# Need TiVo remote that is backlit and has Netflix button



## cukydoe (Mar 5, 2019)

I have the tivo bolt vox and am wondering if there is a version of the TiVo remote that has a backlight for the keys and also has a Netflix button? I do not need the voice. 
If there isn't is there a way to program a key on one of the remotes that have the backlight to be a Netflix button? 
Which backlight remote is recommended? 

Thank you very much!


----------



## MHunter1 (Oct 11, 2007)

Sadly TiVo did not include a Glo remote with the Bolt Vox so you'll need an aftermarket universal remote. It won't be as simple or pretty as the familiar peanut remote but you'll have your backlight.

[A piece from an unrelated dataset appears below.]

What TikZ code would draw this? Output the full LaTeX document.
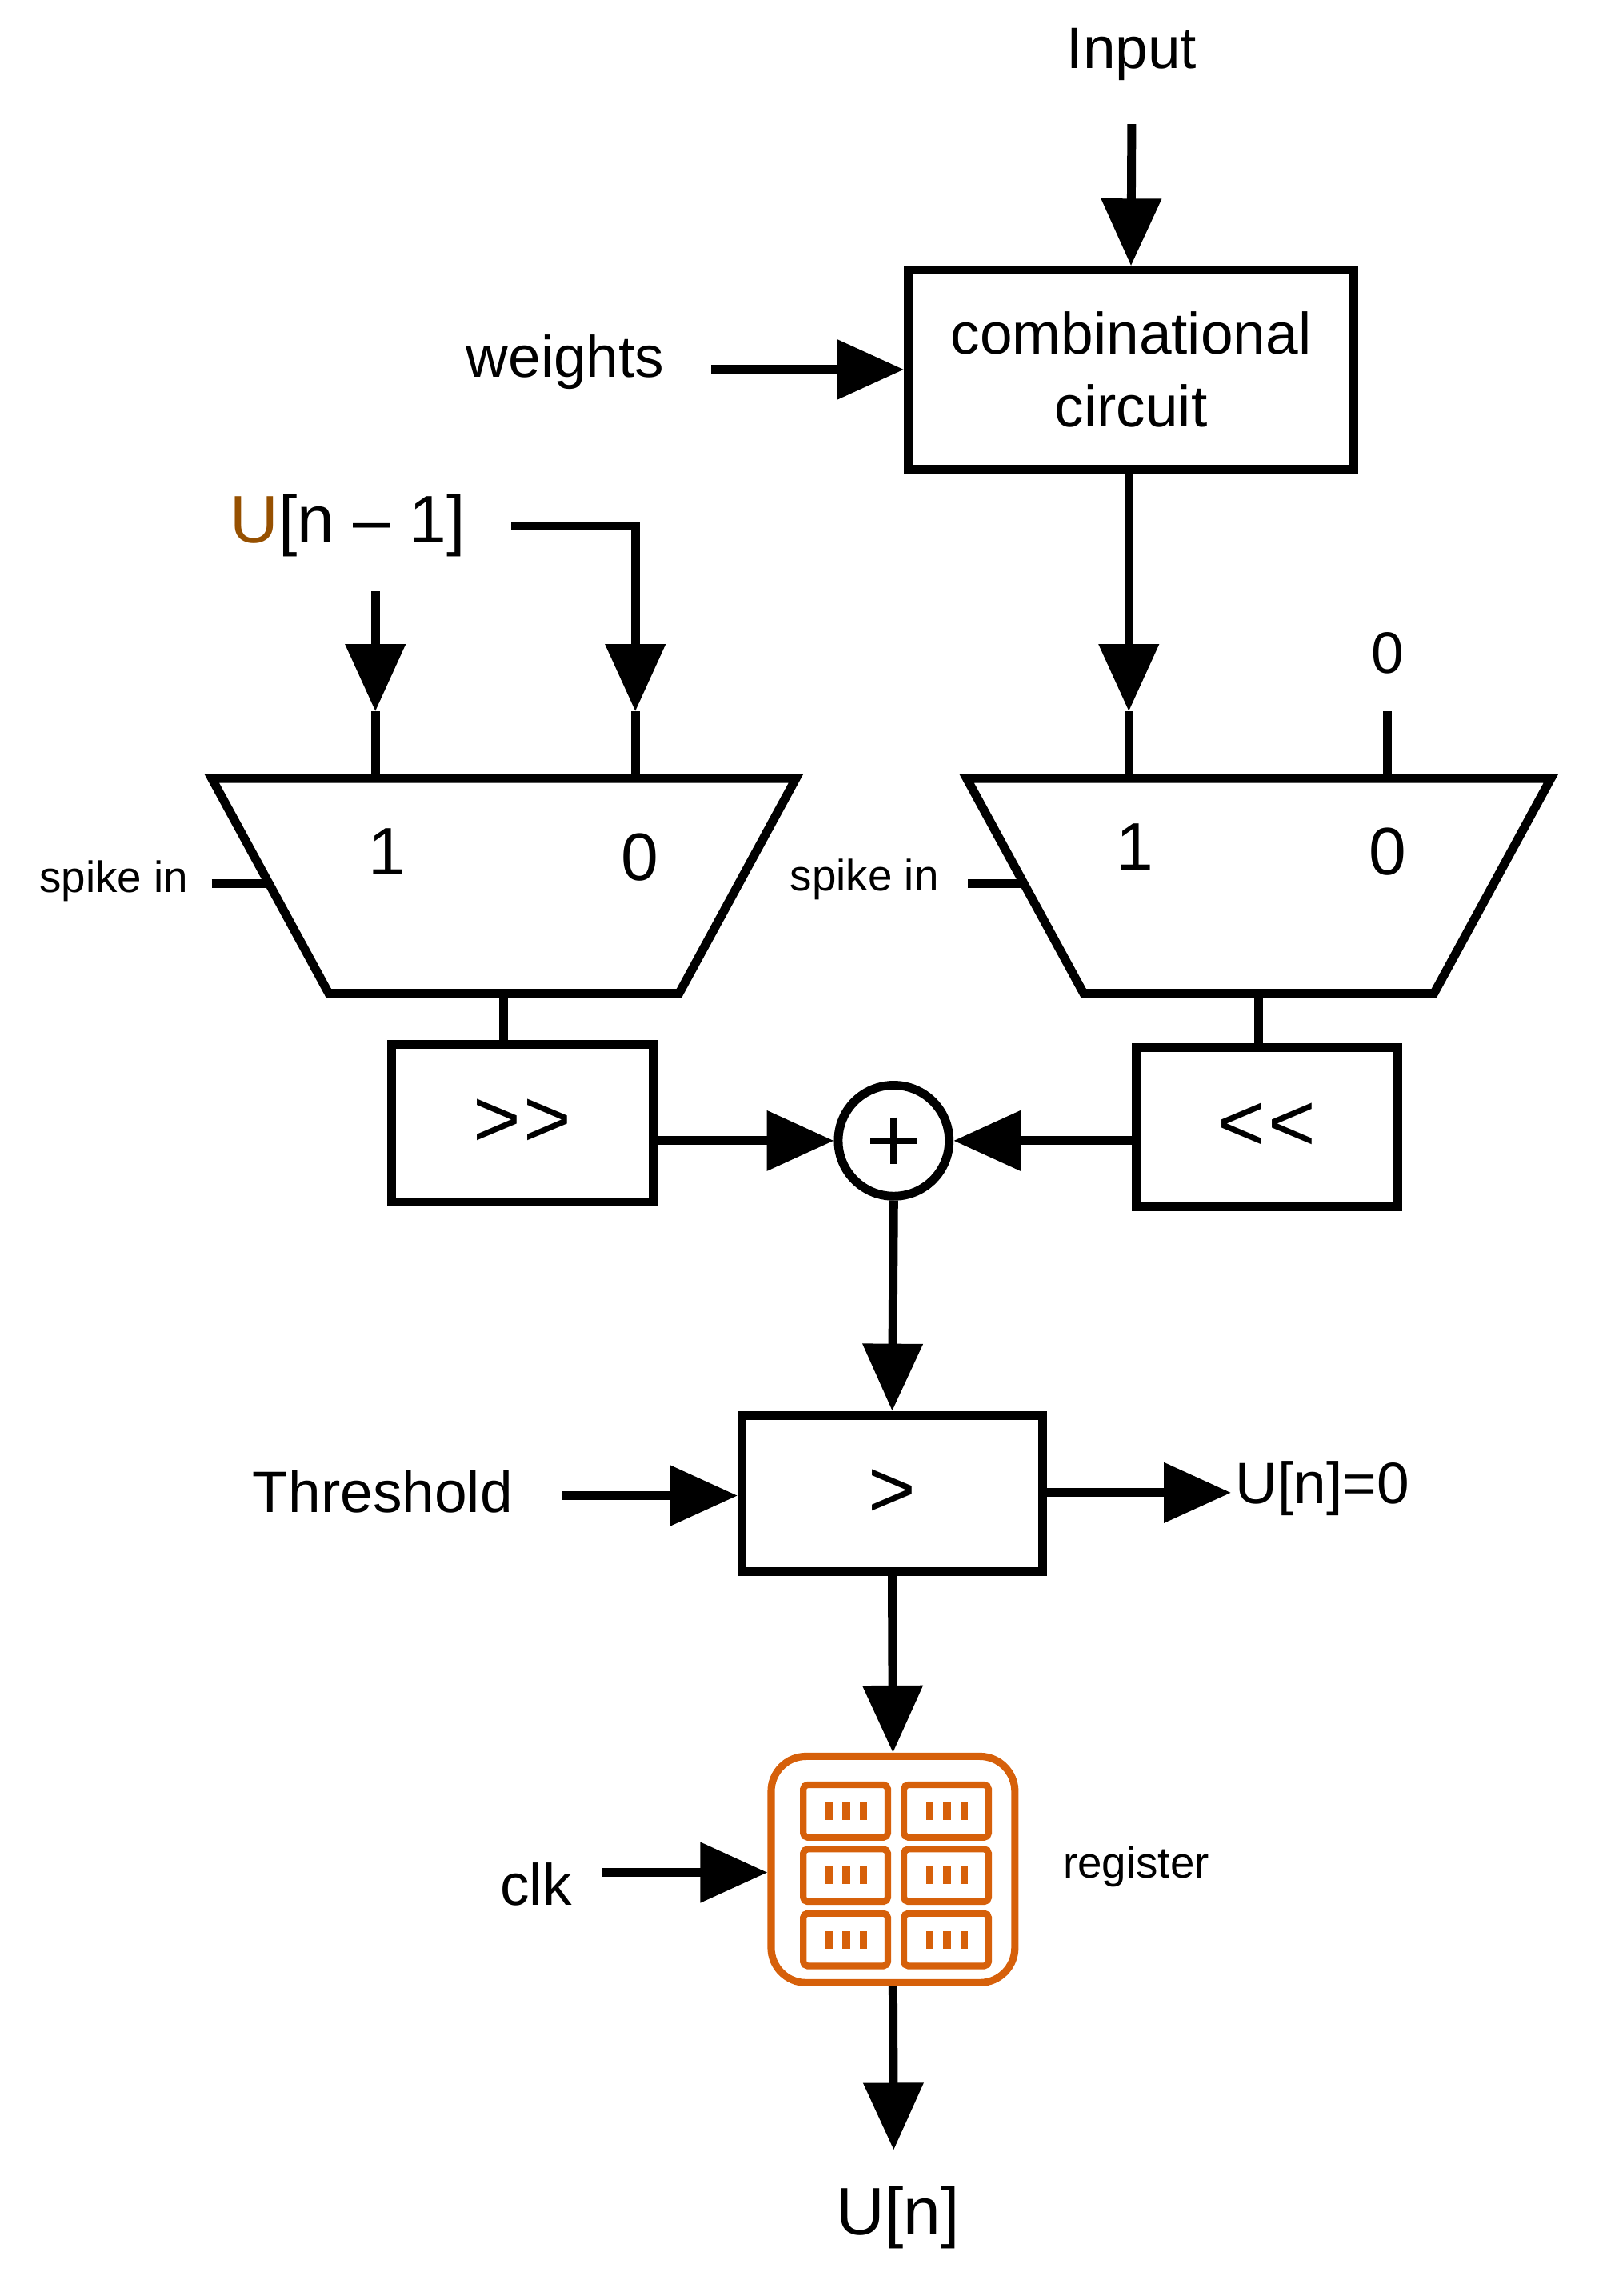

https://www.amazon.com/Advanced-Universal-Learning-Backlight-Netflix/dp/B07H4XBT56/


----------



## Edmund (Nov 8, 2002)

The anderic remote looks like the inteset 422, which is UEI remote that takes advanced codes. Which are 5 digit codes for individual functions, like netflix. Netflix advanced code is 00133 using TiVo setup code 01442.


----------



## cukydoe (Mar 5, 2019)

Edmund said:


> The anderic remote looks like the inteset 422, which is UEI remote that takes advanced codes. Which are 5 digit codes for individual functions, like netflix. Netflix advanced code is 00133 using TiVo setup code 01442.


Thanks. Never heard of that remote.


----------



## TonyD79 (Jan 4, 2002)

cukydoe said:


> I have the tivo bolt vox and am wondering if there is a version of the TiVo remote that has a backlight for the keys and also has a Netflix button? I do not need the voice.
> If there isn't is there a way to program a key on one of the remotes that have the backlight to be a Netflix button?
> Which backlight remote is recommended?
> 
> Thank you very much!


Are you using TE4? You can program a menu shortcut to Netflix so you'd hit the TiVo button then a number to go to Netflix.

Hit the A key when on the home screen. Highlight Netflix and select a number from 5 to 8.


----------